* **Given instruction**: Set the listing down again exactly, please, apart from its pictures.

* **Provided material**:
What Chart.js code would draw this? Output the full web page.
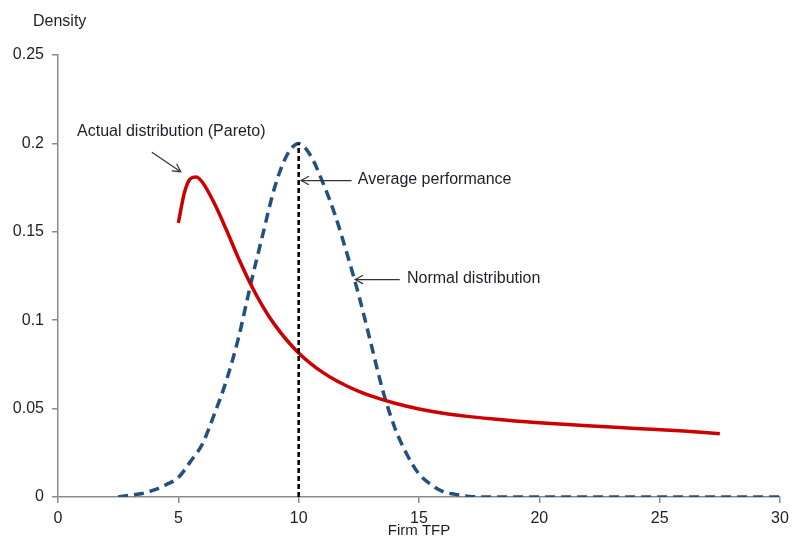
<!DOCTYPE html>
<html>
<head>
<meta charset="utf-8">
<script src="https://cdn.jsdelivr.net/npm/chart.js@4.4.1/dist/chart.umd.min.js"></script>
<style>
html,body{margin:0;padding:0;background:#fff;}
#wrap{width:792px;height:540px;position:relative;}
</style>
</head>
<body>
<div id="wrap"><canvas id="c" width="792" height="540"></canvas></div>
<script>
// ---- data ----
const normalX = [2.5,3,3.5,4,4.5,5,5.5,6,6.5,7,7.5,8,8.5,9,9.5,10,10.5,11,11.5,12,12.5,13,13.5,14,14.5,15,15.5,16,16.5,17,17.5,18,20,22,24,26,28,30];
const normalY = [0,0.001,0.002,0.004,0.007,0.011,0.02,0.03,0.047,0.066,0.09,0.12,0.148,0.175,0.193,0.2,0.193,0.178,0.16,0.138,0.114,0.087,0.06,0.039,0.024,0.013,0.007,0.003,0.0015,0.0005,0,0,0,0,0,0,0,0];
const paretoX = [5,5.25,5.5,5.75,6,6.5,7,7.5,8,8.5,9,9.5,10,10.5,11,11.5,12,12.5,13,14,15,16,17,18,19,20,22,24,26,27.5];
const paretoY = [0.155,0.172,0.180,0.181,0.178,0.166,0.151,0.135,0.1205,0.108,0.0975,0.0888,0.0815,0.0755,0.0705,0.0663,0.0628,0.0598,0.0572,0.0530,0.0498,0.0474,0.0456,0.0442,0.0430,0.0420,0.0403,0.0388,0.0373,0.0358];
const averageX = [10,10];
const averageY = [0,0.2];
const yTickValues = [0,0.05,0.1,0.15,0.2,0.25];
const yTickLabels = ["0","0.05","0.1","0.15","0.2","0.25"];
const xTickLabels = ["0","5","10","15","20","25","30"];
const annotations = [
  {text:"Actual distribution (Pareto)", x:0.79, y:0.2065, fromX:3.9, fromY:0.195, toX:5.1, toY:0.184},
  {text:"Average performance", x:12.46, y:0.1793, fromX:12.2, fromY:0.179, toX:10.1, toY:0.179},
  {text:"Normal distribution", x:14.5, y:0.1235, fromX:14.2, fromY:0.123, toX:12.35, toY:0.123}
];

const toPts = (xs, ys) => xs.map((x,i)=>({x:x, y:ys[i]}));
const FONT = '"Liberation Sans", Arial, sans-serif';
const TXT = '#1e1e2a';

const annoPlugin = {
  id:'anno',
  afterDatasetsDraw(chart){
    const ctx = chart.ctx, xs = chart.scales.x, ys = chart.scales.y;
    ctx.save();
    ctx.font = '16px ' + FONT;
    ctx.fillStyle = TXT;
    ctx.textBaseline = 'middle';
    ctx.textAlign = 'left';
    annotations.forEach(a=>{
      ctx.fillText(a.text, xs.getPixelForValue(a.x), ys.getPixelForValue(a.y));
      const x1 = xs.getPixelForValue(a.fromX), y1 = ys.getPixelForValue(a.fromY);
      const x2 = xs.getPixelForValue(a.toX), y2 = ys.getPixelForValue(a.toY);
      ctx.strokeStyle = '#333';
      ctx.lineWidth = 1.2;
      ctx.beginPath(); ctx.moveTo(x1,y1); ctx.lineTo(x2,y2); ctx.stroke();
      const ang = Math.atan2(y2-y1, x2-x1), L = 9, w = 0.5;
      ctx.beginPath();
      ctx.moveTo(x2 - L*Math.cos(ang-w), y2 - L*Math.sin(ang-w));
      ctx.lineTo(x2,y2);
      ctx.lineTo(x2 - L*Math.cos(ang+w), y2 - L*Math.sin(ang+w));
      ctx.stroke();
    });
    ctx.fillText('Density', 33, 22);
    ctx.restore();
  }
};

new Chart(document.getElementById('c'), {
  type:'scatter',
  data:{
    datasets:[
      {label:'Normal distribution', data:toPts(normalX, normalY), showLine:true, borderColor:'#24507f', borderWidth:3.5, borderDash:[10,6], pointRadius:0, cubicInterpolationMode:'monotone', fill:false, order:2},
      {label:'Actual distribution (Pareto)', data:toPts(paretoX, paretoY), showLine:true, borderColor:'#cc0000', borderWidth:3.5, pointRadius:0, cubicInterpolationMode:'monotone', fill:false, order:1},
      {label:'Average performance', data:toPts(averageX, averageY), showLine:true, borderColor:'#000', borderWidth:2.5, borderDash:[5,3], pointRadius:0, fill:false, order:0}
    ]
  },
  options:{
    responsive:false,
    animation:false,
    layout:{padding:{left:0, right:12, top:55, bottom:0}},
    plugins:{legend:{display:false}, tooltip:{enabled:false}},
    scales:{
      x:{
        type:'linear', min:0, max:30,
        afterFit(s){ s.height = 43; s.paddingRight = 0; s.paddingLeft = 0; },
        border:{color:'#8a8a8a', width:1.5},
        grid:{drawOnChartArea:false, drawTicks:true, tickLength:6, color:'#8a8a8a', lineWidth:1.5},
        ticks:{stepSize:5, padding:6, color:TXT, font:{family:FONT, size:16},
          callback:(v)=>{ const i = v/5; return Number.isInteger(i) ? xTickLabels[i] : ''; }},
        title:{display:true, text:'Firm TFP', color:TXT, font:{family:FONT, size:15}, padding:{top:0,bottom:0}}
      },
      y:{
        type:'linear', min:0, max:0.25,
        afterFit(s){ s.width = 58; },
        afterBuildTicks(s){ s.ticks = yTickValues.map(v=>({value:v})); },
        border:{color:'#8a8a8a', width:1.5},
        grid:{drawOnChartArea:false, drawTicks:true, tickLength:6, color:'#8a8a8a', lineWidth:1.5},
        ticks:{padding:8, color:TXT, font:{family:FONT, size:16},
          callback:(v)=>{ const i = yTickValues.findIndex(t=>Math.abs(t-v)<1e-9); return i>=0 ? yTickLabels[i] : ''; }}
      }
    }
  },
  plugins:[annoPlugin]
});
</script>
</body>
</html>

* **Answer to the problem**:
What Chart.js code would draw this? Output the full web page.
<!DOCTYPE html>
<html>
<head>
<meta charset="utf-8">
<script src="https://cdn.jsdelivr.net/npm/chart.js@4.4.1/dist/chart.umd.min.js"></script>
<style>
html,body{margin:0;padding:0;background:#fff;}
#wrap{width:792px;height:540px;position:relative;}
</style>
</head>
<body>
<div id="wrap"><canvas id="c" width="792" height="540"></canvas></div>
<script>
// ---- data ----
const normalX = [2.5,3,3.5,4,4.5,5,5.5,6,6.5,7,7.5,8,8.5,9,9.5,10,10.5,11,11.5,12,12.5,13,13.5,14,14.5,15,15.5,16,16.5,17,17.5,18,20,22,24,26,28,30];
const normalY = [0,0.001,0.002,0.004,0.007,0.011,0.02,0.03,0.047,0.066,0.09,0.12,0.148,0.175,0.193,0.2,0.193,0.178,0.16,0.138,0.114,0.087,0.06,0.039,0.024,0.013,0.007,0.003,0.0015,0.0005,0,0,0,0,0,0,0,0];
const paretoX = [5,5.25,5.5,5.75,6,6.5,7,7.5,8,8.5,9,9.5,10,10.5,11,11.5,12,12.5,13,14,15,16,17,18,19,20,22,24,26,27.5];
const paretoY = [0.155,0.172,0.180,0.181,0.178,0.166,0.151,0.135,0.1205,0.108,0.0975,0.0888,0.0815,0.0755,0.0705,0.0663,0.0628,0.0598,0.0572,0.0530,0.0498,0.0474,0.0456,0.0442,0.0430,0.0420,0.0403,0.0388,0.0373,0.0358];
const averageX = [10,10];
const averageY = [0,0.2];
const yTickValues = [0,0.05,0.1,0.15,0.2,0.25];
const yTickLabels = ["0","0.05","0.1","0.15","0.2","0.25"];
const xTickLabels = ["0","5","10","15","20","25","30"];
const annotations = [
  {text:"Actual distribution (Pareto)", x:0.79, y:0.2065, fromX:3.9, fromY:0.195, toX:5.1, toY:0.184},
  {text:"Average performance", x:12.46, y:0.1793, fromX:12.2, fromY:0.179, toX:10.1, toY:0.179},
  {text:"Normal distribution", x:14.5, y:0.1235, fromX:14.2, fromY:0.123, toX:12.35, toY:0.123}
];

const toPts = (xs, ys) => xs.map((x,i)=>({x:x, y:ys[i]}));
const FONT = '"Liberation Sans", Arial, sans-serif';
const TXT = '#1e1e2a';

const annoPlugin = {
  id:'anno',
  afterDatasetsDraw(chart){
    const ctx = chart.ctx, xs = chart.scales.x, ys = chart.scales.y;
    ctx.save();
    ctx.font = '16px ' + FONT;
    ctx.fillStyle = TXT;
    ctx.textBaseline = 'middle';
    ctx.textAlign = 'left';
    annotations.forEach(a=>{
      ctx.fillText(a.text, xs.getPixelForValue(a.x), ys.getPixelForValue(a.y));
      const x1 = xs.getPixelForValue(a.fromX), y1 = ys.getPixelForValue(a.fromY);
      const x2 = xs.getPixelForValue(a.toX), y2 = ys.getPixelForValue(a.toY);
      ctx.strokeStyle = '#333';
      ctx.lineWidth = 1.2;
      ctx.beginPath(); ctx.moveTo(x1,y1); ctx.lineTo(x2,y2); ctx.stroke();
      const ang = Math.atan2(y2-y1, x2-x1), L = 9, w = 0.5;
      ctx.beginPath();
      ctx.moveTo(x2 - L*Math.cos(ang-w), y2 - L*Math.sin(ang-w));
      ctx.lineTo(x2,y2);
      ctx.lineTo(x2 - L*Math.cos(ang+w), y2 - L*Math.sin(ang+w));
      ctx.stroke();
    });
    ctx.fillText('Density', 33, 22);
    ctx.restore();
  }
};

new Chart(document.getElementById('c'), {
  type:'scatter',
  data:{
    datasets:[
      {label:'Normal distribution', data:toPts(normalX, normalY), showLine:true, borderColor:'#24507f', borderWidth:3.5, borderDash:[10,6], pointRadius:0, cubicInterpolationMode:'monotone', fill:false, order:2},
      {label:'Actual distribution (Pareto)', data:toPts(paretoX, paretoY), showLine:true, borderColor:'#cc0000', borderWidth:3.5, pointRadius:0, cubicInterpolationMode:'monotone', fill:false, order:1},
      {label:'Average performance', data:toPts(averageX, averageY), showLine:true, borderColor:'#000', borderWidth:2.5, borderDash:[5,3], pointRadius:0, fill:false, order:0}
    ]
  },
  options:{
    responsive:false,
    animation:false,
    layout:{padding:{left:0, right:12, top:55, bottom:0}},
    plugins:{legend:{display:false}, tooltip:{enabled:false}},
    scales:{
      x:{
        type:'linear', min:0, max:30,
        afterFit(s){ s.height = 43; s.paddingRight = 0; s.paddingLeft = 0; },
        border:{color:'#8a8a8a', width:1.5},
        grid:{drawOnChartArea:false, drawTicks:true, tickLength:6, color:'#8a8a8a', lineWidth:1.5},
        ticks:{stepSize:5, padding:6, color:TXT, font:{family:FONT, size:16},
          callback:(v)=>{ const i = v/5; return Number.isInteger(i) ? xTickLabels[i] : ''; }},
        title:{display:true, text:'Firm TFP', color:TXT, font:{family:FONT, size:15}, padding:{top:0,bottom:0}}
      },
      y:{
        type:'linear', min:0, max:0.25,
        afterFit(s){ s.width = 58; },
        afterBuildTicks(s){ s.ticks = yTickValues.map(v=>({value:v})); },
        border:{color:'#8a8a8a', width:1.5},
        grid:{drawOnChartArea:false, drawTicks:true, tickLength:6, color:'#8a8a8a', lineWidth:1.5},
        ticks:{padding:8, color:TXT, font:{family:FONT, size:16},
          callback:(v)=>{ const i = yTickValues.findIndex(t=>Math.abs(t-v)<1e-9); return i>=0 ? yTickLabels[i] : ''; }}
      }
    }
  },
  plugins:[annoPlugin]
});
</script>
</body>
</html>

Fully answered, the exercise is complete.